The Convocation of Episcopal Churches in Europe

← back to list


Wonder Without Water

Category: Bishop's Sermons

Speaker: The Rt Rev Mark D.W. Edington

Tags: spirit, water, baptism, epiphany, theophany

The Church of the Ascension, Munich, Germany

January 10, 2021  • The Baptism of the Lord

Text: Mark 1:8: "I have baptized you with water, but he will baptize you with the Holy Spirit."

Something is missing.  We know what this day should be like typically; it’s the feast of The Baptism of the Lord. There should be a little child, and there should be a baptismal font, and a family, and a community—and there should be water. But something is missing today. It isn’t the usual way that we celebrate today. As we have had to do for so long now, almost a whole year, today we have to do without—without some of the things that usually give this day meaning. 
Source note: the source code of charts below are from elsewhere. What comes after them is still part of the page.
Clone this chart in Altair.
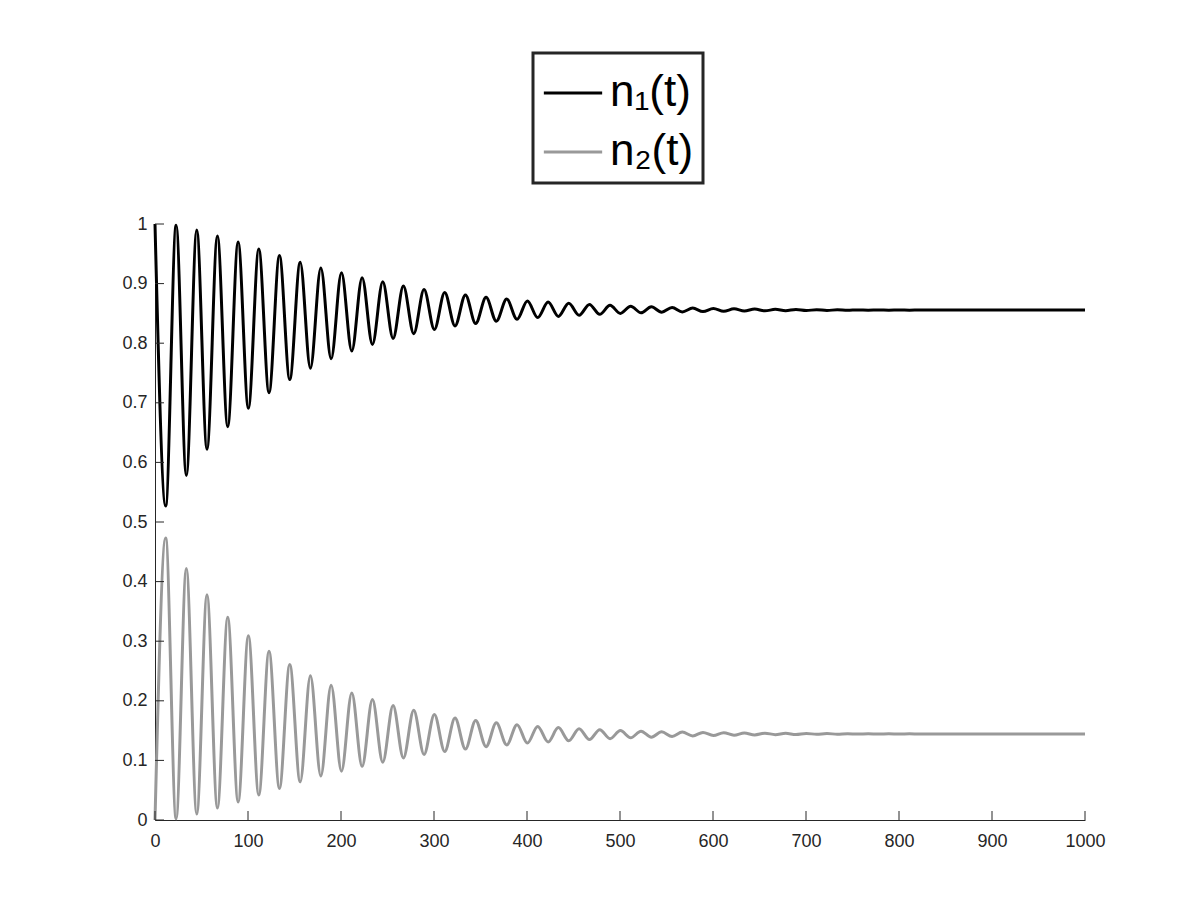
import altair as alt
import pandas as pd

# Times of the turning points (peaks / troughs)
t_ext = [
    0, 11.5, 22.7, 33.7, 44.9, 55.9, 67.1, 78.2, 89.4, 100.4,
    111.6, 122.6, 133.8, 144.9, 156.1, 167.1, 178.3, 189.4, 200.5, 211.6,
    222.7, 233.8, 244.9, 256.0, 267.1, 278.2, 289.3, 300.4, 311.5, 322.6,
    333.8, 344.8, 356.0, 367.0, 378.2, 389.3, 400.4, 411.5, 422.7, 433.7,
    444.9, 456.0, 467.1, 478.2, 489.3, 500.4, 511.5, 522.6, 533.7, 544.8,
    556.0, 567.0, 578.2, 589.2, 600.4, 611.5, 622.6, 633.7, 644.8, 655.9,
    667.0, 678.1, 689.2, 700.3, 711.4, 722.5, 733.6, 744.7, 755.8, 766.9,
    778.0, 789.1, 800.2, 811.3, 822.4, 833.5, 844.6, 855.7, 866.8, 877.9,
    889.0, 1000.0,
]

n1_ext = [
    1.000, 0.527, 0.998, 0.578, 0.990, 0.622, 0.980, 0.660, 0.970, 0.691,
    0.958, 0.717, 0.947, 0.739, 0.936, 0.758, 0.926, 0.774, 0.918, 0.787,
    0.910, 0.798, 0.903, 0.808, 0.896, 0.816, 0.890, 0.823, 0.885, 0.829,
    0.881, 0.833, 0.877, 0.837, 0.874, 0.840, 0.871, 0.843, 0.869, 0.845,
    0.867, 0.847, 0.865, 0.8485, 0.8635, 0.850, 0.862, 0.851, 0.861, 0.852,
    0.860, 0.8525, 0.859, 0.853, 0.8583, 0.8535, 0.8577, 0.8540, 0.8572, 0.8543,
    0.8568, 0.8546, 0.8565, 0.8548, 0.8562, 0.8550, 0.8560, 0.8552, 0.8558, 0.8553,
    0.8557, 0.8554, 0.8556, 0.8554, 0.8556, 0.8555, 0.8555, 0.8555, 0.8555, 0.8555,
    0.8555, 0.8555,
]

n2_ext = [
    0.000, 0.473, 0.002, 0.422, 0.010, 0.378, 0.020, 0.340, 0.030, 0.309,
    0.042, 0.283, 0.053, 0.261, 0.064, 0.242, 0.074, 0.226, 0.082, 0.213,
    0.090, 0.202, 0.097, 0.192, 0.104, 0.184, 0.110, 0.177, 0.115, 0.171,
    0.119, 0.167, 0.123, 0.163, 0.126, 0.160, 0.129, 0.157, 0.131, 0.155,
    0.133, 0.153, 0.135, 0.1515, 0.1365, 0.150, 0.138, 0.149, 0.139, 0.148,
    0.140, 0.1475, 0.141, 0.147, 0.1417, 0.1465, 0.1423, 0.1460, 0.1428, 0.1457,
    0.1432, 0.1454, 0.1435, 0.1452, 0.1438, 0.1450, 0.1440, 0.1448, 0.1442, 0.1447,
    0.1443, 0.1446, 0.1444, 0.1446, 0.1444, 0.1445, 0.1445, 0.1445, 0.1445, 0.1445,
    0.1445, 0.1445,
]

series_names = ["n\u2081(t)", "n\u2082(t)"]
series_colors = ["#000000", "#999999"]

x_ticks = [0, 100, 200, 300, 400, 500, 600, 700, 800, 900, 1000]
y_ticks = [0, 0.1, 0.2, 0.3, 0.4, 0.5, 0.6, 0.7, 0.8, 0.9, 1.0]

rows = []
for t, v in zip(t_ext, n1_ext):
    rows.append({"t": t, "v": v, "series": series_names[0]})
for t, v in zip(t_ext, n2_ext):
    rows.append({"t": t, "v": v, "series": series_names[1]})
df = pd.DataFrame(rows)

W, H = 930, 596
FONT = "Liberation Sans"
AX = "#262626"

x_scale = alt.Scale(domain=[0, 1000], nice=False, zero=False)
y_scale = alt.Scale(domain=[0, 1], nice=False, zero=False)

x_axis = alt.Axis(values=x_ticks, title=None, tickSize=0, labelPadding=12,
                  labelFontSize=18, labelFont=FONT, labelColor=AX,
                  labelFlush=False, labelOverlap=False,
                  domainColor=AX, domainWidth=1, grid=False,
                  labelExpr="format(datum.value, 'd')")
y_axis = alt.Axis(values=y_ticks, title=None, tickSize=0, labelPadding=8,
                  labelFontSize=18, labelFont=FONT, labelColor=AX,
                  labelFlush=False, labelOverlap=False,
                  domainColor=AX, domainWidth=1, grid=False,
                  labelExpr="format(datum.value, '.1~f')")

lines = alt.Chart(df).mark_line(interpolate="monotone", strokeWidth=3).encode(
    x=alt.X("t:Q", scale=x_scale, axis=x_axis),
    y=alt.Y("v:Q", scale=y_scale, axis=y_axis),
    color=alt.Color(
        "series:N",
        scale=alt.Scale(domain=series_names, range=series_colors),
        sort=series_names,
        legend=alt.Legend(
            orient="none", legendX=378, legendY=-171, title=None,
            symbolType="stroke", symbolSize=3400, symbolStrokeWidth=3,
            labelFontSize=44, labelFont=FONT, labelColor="#000000",
            labelOffset=6, padding=9, rowPadding=6,
            strokeColor=AX, fillColor="#ffffff",
        ),
    ),
)

ydf = pd.DataFrame({"tick": y_ticks})
xdf = pd.DataFrame({"tick": x_ticks})

yticks = alt.Chart(ydf).mark_rule(color=AX, strokeWidth=1).encode(
    y=alt.Y("tick:Q", scale=y_scale, axis=y_axis),
    x=alt.value(0), x2=alt.value(9),
)
xticks = alt.Chart(xdf).mark_rule(color=AX, strokeWidth=1).encode(
    x=alt.X("tick:Q", scale=x_scale, axis=x_axis),
    y=alt.value(H), y2=alt.value(H - 9),
)

chart = alt.layer(lines, yticks, xticks).properties(
    width=W, height=H,
    autosize=alt.AutoSizeParams(type="none"),
    padding={"left": 147, "top": 216, "right": 100, "bottom": 70},
).configure_view(stroke=None).configure_legend(strokeWidth=3)

chart.save("out.html", embed_options={"renderer": "svg", "actions": False})
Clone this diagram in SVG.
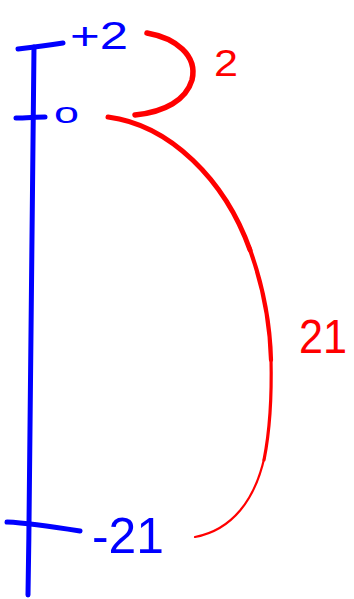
<svg xmlns="http://www.w3.org/2000/svg" width="354" height="599" viewBox="0 0 354 599">
<style>
.b{fill:none;stroke:#0000ff;stroke-width:5;stroke-linecap:round;stroke-linejoin:round}
.r{fill:none;stroke:#ff0000;stroke-linecap:round;stroke-linejoin:round}
.tb{font-family:"Liberation Sans",Arial,sans-serif;fill:#0000ff}
.tr{font-family:"Liberation Sans",Arial,sans-serif;fill:#ff0000}
</style>
<rect width="354" height="599" fill="#ffffff"/>
<g id="axis">
<path class="b" d="M34,47 C33,200 31,400 28,595"/>
<path class="b" d="M18,49 C35,47 50,45 63,43"/>
<path class="b" d="M16,118 C26,118 36,117 45,117"/>
<path class="b" d="M7,522 C30,523 55,527 80,531"/>
</g>
<g id="labels-blue">
<text class="tb" x="70" y="49" font-size="38" textLength="58" lengthAdjust="spacingAndGlyphs">+2</text>
<text class="tb" x="54" y="123" font-size="30" textLength="25" lengthAdjust="spacingAndGlyphs">o</text>
<text class="tb" x="92" y="553" font-size="50" textLength="72" lengthAdjust="spacingAndGlyphs">-21</text>
</g>
<g id="arcs">
<path class="r" stroke-width="5.5" d="M147,33 C175,38 198,55 192,80 C186,100 165,112 135,115"/>
<path class="r" stroke-width="5" d="M108,117 C170,125 225,180 250,250"/>
<path class="r" stroke-width="4.2" d="M249,247 C263,285 270,320 271,360"/>
<path class="r" stroke-width="3.2" d="M271,358 C272,400 270,430 264,460"/>
<path class="r" stroke-width="2.2" d="M264.5,457 C255,500 232,530 195,537"/>
</g>
<g id="labels-red">
<text class="tr" x="214" y="76" font-size="36" textLength="24" lengthAdjust="spacingAndGlyphs">2</text>
<text class="tr" x="299" y="353" font-size="48" textLength="48" lengthAdjust="spacingAndGlyphs">21</text>
</g>
</svg>
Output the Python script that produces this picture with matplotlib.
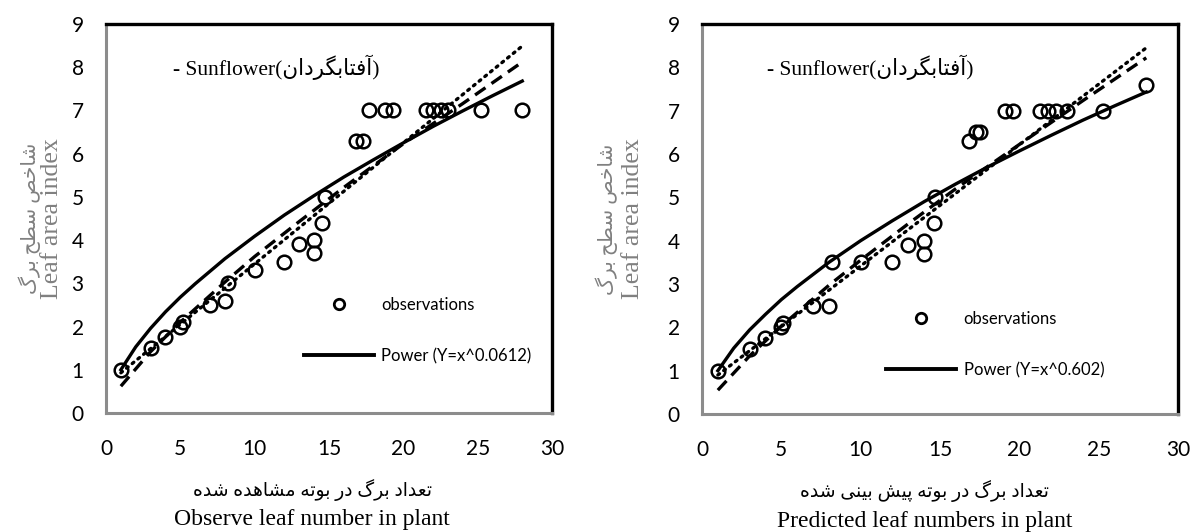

So what else might we be invited to focus on today? How else might we make sense of the Baptism of the Lord in the lives that we are living—still in this pandemic?

The disciples who gathered around John the Baptist were adapting a Jewish ritual to what they believed was an emerging new reality. The use of water for purification, and as a sign of both repentance and preparation for an inbreaking future, was well known to the Jewish people of the first century. 

We even find an account of water purification in the apocryphal book of Judith, in which the heroine’s daily ritual of bathing is connected to her preparation to act to save Israel.

But there is something different in the account of Jesus’s baptism. John gives us a preview of what that difference will be; he says that while the baptism he will give Jesus is a baptism of water, the baptism Jesus gives will be something entirely spiritual in nature—a baptism of the Holy Spirit.

We know that the very first Christian communities understood this pointed to the joining of a physical, material sign with a spiritual reality in a single act—initiation by baptism in the Christian community. Those early disciples in Ephesus still hadn’t heard about the connection between the two—so Saint Paul immediately gives them the whole baptismal treatment.

We hear the story of Jesus’s baptism each year in Epiphany because it is one of the ways in which Jesus is manifested to the world as the promised Messiah of God. But that manifestation happens as the inbreaking of God’s presence into the world—they see a dove and hear a voice. 

That’s a different sort of showing forth—the EfM students will know that it’s a theophany, a showing forth of God within the frame of the world, like the burning bush or the still small voice.

This epiphany, we have to do without the usual physical aspects of this feast. The stuff of this world—water, air, hugs, touching—it all makes a pathway for this virus to travel. 

Christianity is a religion of incarnation. Just as there are some things only an incarnate God can do, there are some things only physical stuff can do—at least when it comes to the sacramental world.

But maybe we can think of that absence, not as a deprivation, but an invitation—an invitation to reflect on the little theophanies of our lives,  the signs of the connections between our spirits and the Holy Spirit. Maybe this absence can help us be more sensitive to a different presence—the sights and sounds by which the spirit of God can suddenly appear, if we have ears to hear and eyes to see. 

We will have water again. We will be able to gather as a community again. But until then, it’s maybe the case that we’re being invited to ask ourselves where God is present in our lives spiritually—where we have that sense of God’s presence, that theophany that we learned about today, in our lives. Where the spirit is taking up the space that we would usually want to see filled by the physical. That’s the invitation of Epiphany—at least of this Epiphany.  Amen.